## [TASK REQUIREMENTS]
Transcribe all of the data exactly. Omit the pictures.
%%
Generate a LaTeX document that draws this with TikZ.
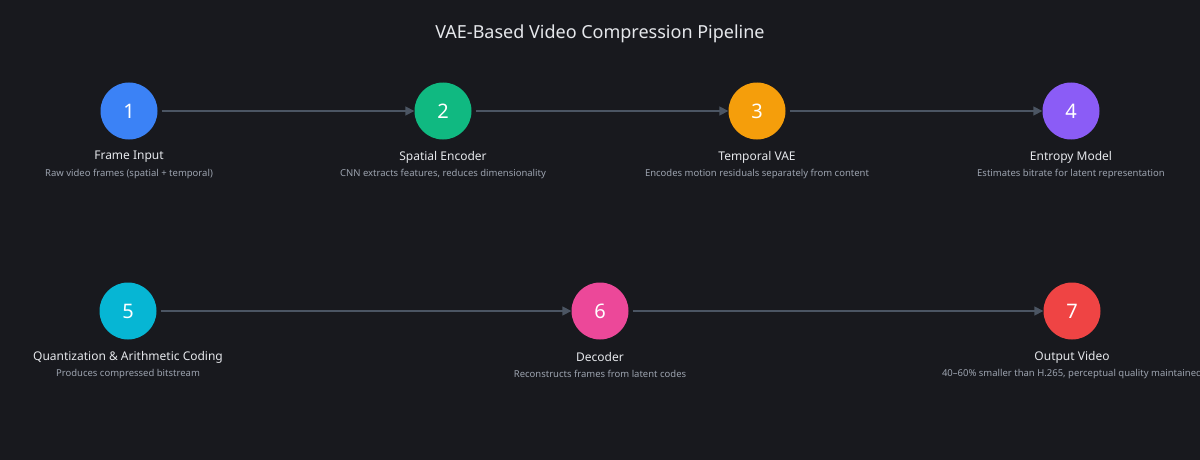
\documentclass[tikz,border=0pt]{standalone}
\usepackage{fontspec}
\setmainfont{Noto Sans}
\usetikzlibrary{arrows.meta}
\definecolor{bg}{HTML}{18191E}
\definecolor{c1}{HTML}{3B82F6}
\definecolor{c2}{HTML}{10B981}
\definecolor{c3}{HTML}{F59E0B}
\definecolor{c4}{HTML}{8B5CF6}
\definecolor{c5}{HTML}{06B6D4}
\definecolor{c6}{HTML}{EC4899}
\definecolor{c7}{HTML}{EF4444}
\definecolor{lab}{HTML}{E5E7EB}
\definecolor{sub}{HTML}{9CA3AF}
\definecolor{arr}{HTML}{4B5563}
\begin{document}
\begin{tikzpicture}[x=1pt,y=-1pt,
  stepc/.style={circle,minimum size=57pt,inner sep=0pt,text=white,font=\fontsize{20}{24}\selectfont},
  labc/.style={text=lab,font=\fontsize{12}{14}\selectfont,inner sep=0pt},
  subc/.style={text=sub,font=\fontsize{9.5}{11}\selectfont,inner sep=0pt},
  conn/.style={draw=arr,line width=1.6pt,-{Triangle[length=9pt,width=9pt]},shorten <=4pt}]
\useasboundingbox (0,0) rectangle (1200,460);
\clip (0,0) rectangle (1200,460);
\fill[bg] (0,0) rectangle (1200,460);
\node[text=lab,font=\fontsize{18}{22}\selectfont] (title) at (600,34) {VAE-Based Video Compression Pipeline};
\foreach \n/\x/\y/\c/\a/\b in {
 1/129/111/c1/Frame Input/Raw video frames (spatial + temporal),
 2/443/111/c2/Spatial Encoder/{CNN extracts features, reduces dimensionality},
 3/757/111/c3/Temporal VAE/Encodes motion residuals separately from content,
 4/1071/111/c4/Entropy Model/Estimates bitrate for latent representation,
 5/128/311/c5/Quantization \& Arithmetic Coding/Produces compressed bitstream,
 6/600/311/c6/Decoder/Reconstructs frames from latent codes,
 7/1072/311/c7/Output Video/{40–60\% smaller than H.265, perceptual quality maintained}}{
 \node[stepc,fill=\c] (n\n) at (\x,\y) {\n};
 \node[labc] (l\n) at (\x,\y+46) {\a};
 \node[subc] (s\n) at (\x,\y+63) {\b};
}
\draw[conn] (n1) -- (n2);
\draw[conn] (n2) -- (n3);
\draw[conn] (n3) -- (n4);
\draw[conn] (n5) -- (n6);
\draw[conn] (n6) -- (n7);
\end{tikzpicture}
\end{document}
%%
## [FINISHED EXERCISE]
Generate a LaTeX document that draws this with TikZ.
\documentclass[tikz,border=0pt]{standalone}
\usepackage{fontspec}
\setmainfont{Noto Sans}
\usetikzlibrary{arrows.meta}
\definecolor{bg}{HTML}{18191E}
\definecolor{c1}{HTML}{3B82F6}
\definecolor{c2}{HTML}{10B981}
\definecolor{c3}{HTML}{F59E0B}
\definecolor{c4}{HTML}{8B5CF6}
\definecolor{c5}{HTML}{06B6D4}
\definecolor{c6}{HTML}{EC4899}
\definecolor{c7}{HTML}{EF4444}
\definecolor{lab}{HTML}{E5E7EB}
\definecolor{sub}{HTML}{9CA3AF}
\definecolor{arr}{HTML}{4B5563}
\begin{document}
\begin{tikzpicture}[x=1pt,y=-1pt,
  stepc/.style={circle,minimum size=57pt,inner sep=0pt,text=white,font=\fontsize{20}{24}\selectfont},
  labc/.style={text=lab,font=\fontsize{12}{14}\selectfont,inner sep=0pt},
  subc/.style={text=sub,font=\fontsize{9.5}{11}\selectfont,inner sep=0pt},
  conn/.style={draw=arr,line width=1.6pt,-{Triangle[length=9pt,width=9pt]},shorten <=4pt}]
\useasboundingbox (0,0) rectangle (1200,460);
\clip (0,0) rectangle (1200,460);
\fill[bg] (0,0) rectangle (1200,460);
\node[text=lab,font=\fontsize{18}{22}\selectfont] (title) at (600,34) {VAE-Based Video Compression Pipeline};
\foreach \n/\x/\y/\c/\a/\b in {
 1/129/111/c1/Frame Input/Raw video frames (spatial + temporal),
 2/443/111/c2/Spatial Encoder/{CNN extracts features, reduces dimensionality},
 3/757/111/c3/Temporal VAE/Encodes motion residuals separately from content,
 4/1071/111/c4/Entropy Model/Estimates bitrate for latent representation,
 5/128/311/c5/Quantization \& Arithmetic Coding/Produces compressed bitstream,
 6/600/311/c6/Decoder/Reconstructs frames from latent codes,
 7/1072/311/c7/Output Video/{40–60\% smaller than H.265, perceptual quality maintained}}{
 \node[stepc,fill=\c] (n\n) at (\x,\y) {\n};
 \node[labc] (l\n) at (\x,\y+46) {\a};
 \node[subc] (s\n) at (\x,\y+63) {\b};
}
\draw[conn] (n1) -- (n2);
\draw[conn] (n2) -- (n3);
\draw[conn] (n3) -- (n4);
\draw[conn] (n5) -- (n6);
\draw[conn] (n6) -- (n7);
\end{tikzpicture}
\end{document}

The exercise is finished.